There was a quick, informal meeting for the volunteers lead by the owners, two gape-worthy brothers with long brown hair stuffed hastily into ponytails: Andrew and Adam Mariani. I was put to work immediately in the outdoor kitchen. It had a pizza oven, a high wooden staging area and an outdoor sink. “Do anything they ask,” the organizer said as he set me up with an apron and a glass for water. Later the same glass would be put to work filling me up with wine poured from taps.
“You know how to work a mandolin?” someone asked. I nodded my head, of course. “Okay. Slice these guys very, very thin,” he told me. “Got it?”
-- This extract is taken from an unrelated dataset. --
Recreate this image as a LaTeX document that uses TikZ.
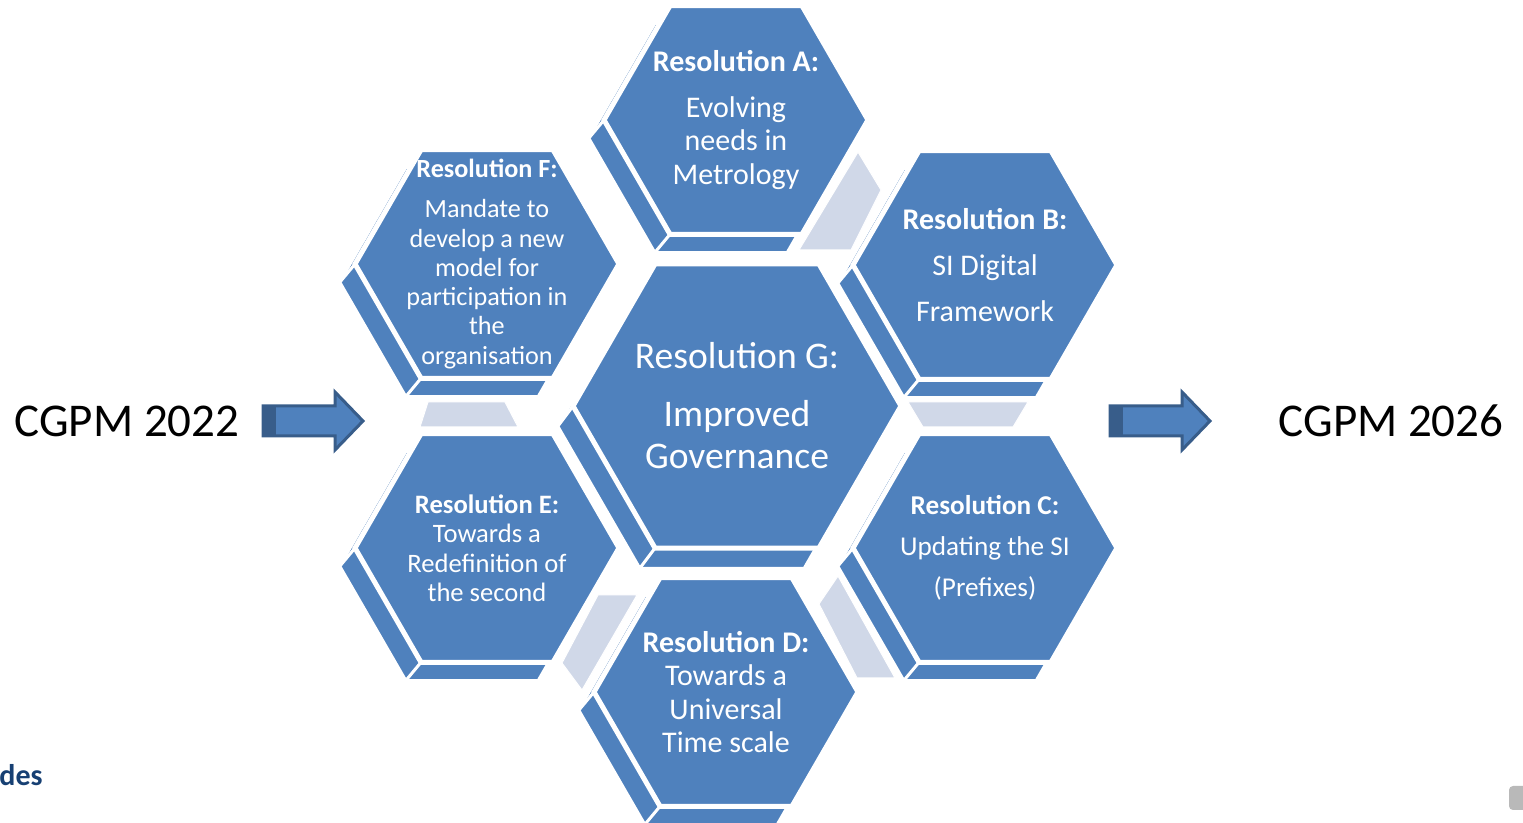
\documentclass[tikz,border=0pt]{standalone}
\usepackage{fontspec}
\setmainfont{Carlito}
\usepackage{tikz}
\usetikzlibrary{shapes,positioning}
\definecolor{hexblue}{RGB}{79,129,189}
\definecolor{linkgray}{RGB}{208,216,232}
\definecolor{arrowdark}{RGB}{56,93,138}
\definecolor{logoblue}{RGB}{23,64,115}
\tikzstyle{hexfront} = [regular polygon, regular polygon sides=6, draw=white, line width=2.5pt, fill=hexblue, inner sep=0pt, outer sep=0pt]
\tikzstyle{hexback} = [regular polygon, regular polygon sides=6, draw=white, line width=1.2pt, fill=hexblue, inner sep=0pt, outer sep=0pt, xshift=-7.5pt, yshift=-9pt]
\tikzstyle{hexedge} = [draw=white, line width=1.5pt]
\tikzstyle{hextext} = [draw=none, fill=none, text=white, align=center, inner sep=0pt]
\tikzstyle{link} = [fill=linkgray, draw=white, line width=0.5pt]
\tikzstyle{blockarrow} = [fill=hexblue, draw=arrowdark, line width=1.5pt, line join=miter]
\tikzstyle{textonly} = [draw=none, fill=none, text=black, inner sep=0pt, font=\fontsize{23.5}{26}\selectfont]

\begin{document}
\begin{tikzpicture}[x=0.5pt, y=-0.5pt]
\useasboundingbox (0,0) rectangle (1523,823);

%back faces
\node[hexback, minimum size=132pt] (backA) at (736,120) {};
\node[hexback, minimum size=132pt] (backB) at (985,265) {};
\node[hexback, minimum size=132pt] (backC) at (985,548) {};
\node[hexback, minimum size=132pt] (backD) at (726,692) {};
\node[hexback, minimum size=132pt] (backE) at (487,548) {};
\node[hexback, minimum size=132pt] (backF) at (487,264) {};
\node[hexback, minimum size=164pt, yshift=-1pt] (backG) at (737,406) {};

%front faces
\node[hexfront, minimum size=132pt] (hexA) at (736,120) {};
\node[hexfront, minimum size=132pt] (hexB) at (985,265) {};
\node[hexfront, minimum size=132pt] (hexC) at (985,548) {};
\node[hexfront, minimum size=132pt] (hexD) at (726,692) {};
\node[hexfront, minimum size=132pt] (hexE) at (487,548) {};
\node[hexfront, minimum size=132pt] (hexF) at (487,264) {};
\node[hexfront, minimum size=164pt] (hexG) at (737,406) {};

%bevel edges
\foreach \h in {A,B,C,D,E,F,G}
  \foreach \i in {2,3,4}
    \path[hexedge] (back\h.corner \i) -- (hex\h.corner \i);

%links
\path[link] (858,152) -- (881,190) -- (851,250) -- (799,250) -- cycle;
\path[link] (908,402) -- (1028,402) -- (1013,427) -- (923,427) -- cycle;
\path[link] (838,576) -- (895,678) -- (857,678) -- (819,604) -- cycle;
\path[link] (598,595) -- (637,595) -- (582,690) -- (562,663) -- cycle;
\path[link] (428,402) -- (505,402) -- (518,427) -- (420,427) -- cycle;

%texts
\node[hextext, font=\fontsize{15}{16.75}\selectfont] (txtA) at (hexA) {\textbf{Resolution A:}\\[6.25pt]Evolving\\needs in\\Metrology};
\node[hextext, font=\fontsize{15}{23}\selectfont] (txtB) at (hexB) {\textbf{Resolution B:}\\SI Digital\\Framework};
\node[hextext, font=\fontsize{13.6}{20.5}\selectfont] (txtC) at (hexC) {\textbf{Resolution C:}\\Updating the SI\\(Prefixes)};
\node[hextext, font=\fontsize{15}{16.75}\selectfont] (txtD) at (hexD) {\textbf{Resolution D:}\\Towards a\\Universal\\Time scale};
\node[hextext, font=\fontsize{13.3}{14.75}\selectfont] (txtE) at (hexE) {\textbf{Resolution E:}\\Towards a\\Redefinition of\\the second};
\node[hextext, font=\fontsize{13.1}{14.65}\selectfont] (txtF) at (hexF) {\textbf{Resolution F:}\\[5.35pt]Mandate to\\develop a new\\model for\\participation in\\the\\organisation};
\node[hextext, font=\fontsize{18.8}{21}\selectfont] (txtG) at (hexG) {Resolution G:\\[8pt]Improved\\Governance};

%sides
\node[textonly] (start) at (127,421) {CGPM 2022};
\node[textonly] (finish) at (1391,421) {CGPM 2026};
\coordinate (inL) at (263,421);
\coordinate (outR) at (1110,421);
\draw[blockarrow] (inL) ++(0,-15) -- ++(72,0) -- ++(0,-14) -- ++(28,29) -- ++(-28,29) -- ++(0,-14) -- ++(-72,0) -- cycle;
\fill[arrowdark] (inL) ++(0,-15) rectangle ++(13,30);
\draw[blockarrow] (outR) ++(0,-15) -- ++(72,0) -- ++(0,-14) -- ++(28,29) -- ++(-28,29) -- ++(0,-14) -- ++(-72,0) -- cycle;
\fill[arrowdark] (outR) ++(0,-15) rectangle ++(13,30);

\node[anchor=west, text=logoblue, inner sep=0pt, font=\fontsize{15}{17}\selectfont\bfseries] (logo) at (-1,775) {des};
\fill[gray!55, rounded corners=2pt] (1509,786) rectangle (1535,810);

\end{tikzpicture}
\end{document}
I stood at the table slicing yellow and green crookneck squash into delicate ribbons. The chef took the filled metal bowl and his fingers dipped into an open bowl of salt. Poised over the bowl he rubbed his fingers together over the squash, dropping the salt like the first dusting of winter. Later he added lemon and olive oil and turned it into a salad.
The outdoor kitchen, a mix of make shift and permanent, at Scribe Winery.
The light outside slowly faded from bright to hazy. When dusk hit the mood became electric. I chopped, I washed, I cut, I cleaned, and I refilled the wine glasses of the chefs when needed. The pizza oven was roaring and the chefs began slinging pizzas into the orange flames. They spun the pizzas, moved them around along the back edge and kept it almost in constant motion. I watched and asked questions. Sometimes they would pull a pizza out just before it was done and crack an egg on top and put it back in.
“You want to try?” one of the chefs asked. The next thing I knew I had a paddle in my hand.